Objections have been lodged by local residents' groups and environmentalists.

This is a much deserved ray of hope for the Corrib protesters; while the story has faded slightly from public view on May 9th 2009 80 protesters occupied the site of the Shell Glengad beach site, near Belmullet Co Mayo in order to remove perimeter fencing (Irish Times Saturday, May 9, 2009). One protester, Willie Corduff lodged himself under a truck in order to passively protest; he was later removed by force and injured by Shell security personel, according to eyewitness reports posted on various online support groups.

The fencing was erected by Shell at Glengad beach without planning permission; what muddies the water slightly is that entire Shell proposed route for the gas pipeline was originally exempted from planning permission (without reference to the public). However this exemption applied only to the route, according to protesters and not to individual erections and works.
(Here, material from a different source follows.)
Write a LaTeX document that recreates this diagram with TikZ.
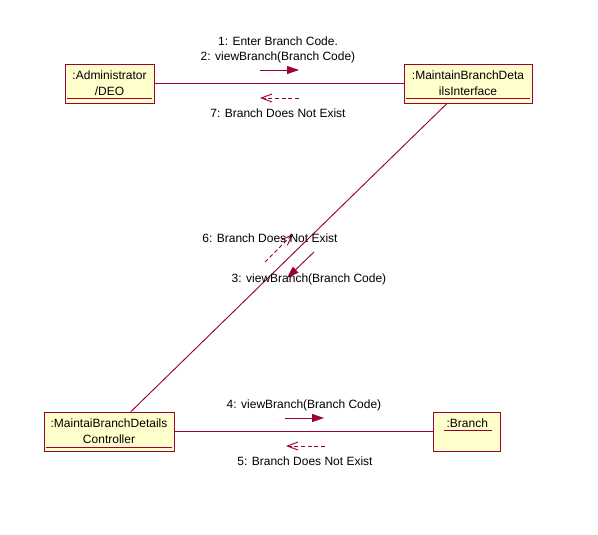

On May 14th what has been described as a "daring protest" protesters mounted tripod structures to halt the works at Glengad, proving that the fight was far from over. The protest group Shell to Sea have repeatedly asked for the Corrib Gas to be processed at sea; this is standard practice and generally considered to have less environmental impact and fewer health and safety implications.

 For their part Shell claim that "the safety and security of our employees, our contractors and the communities in which we operate is the number one priority for the Corrib gas partners." On the subject of environmental impact the company states "As a result of the screening studies, it was concluded that the preferred development scenario for the Corrib field was a subsea system tied back to a processing terminal onshore" (shell.com)

Whatever the right of it, the fact remains that a handful of community activists have suceeded in sending the matter back to An Bord Pleanala (the board in Ireland that deals with development and planning.) This is no mean feat in itself.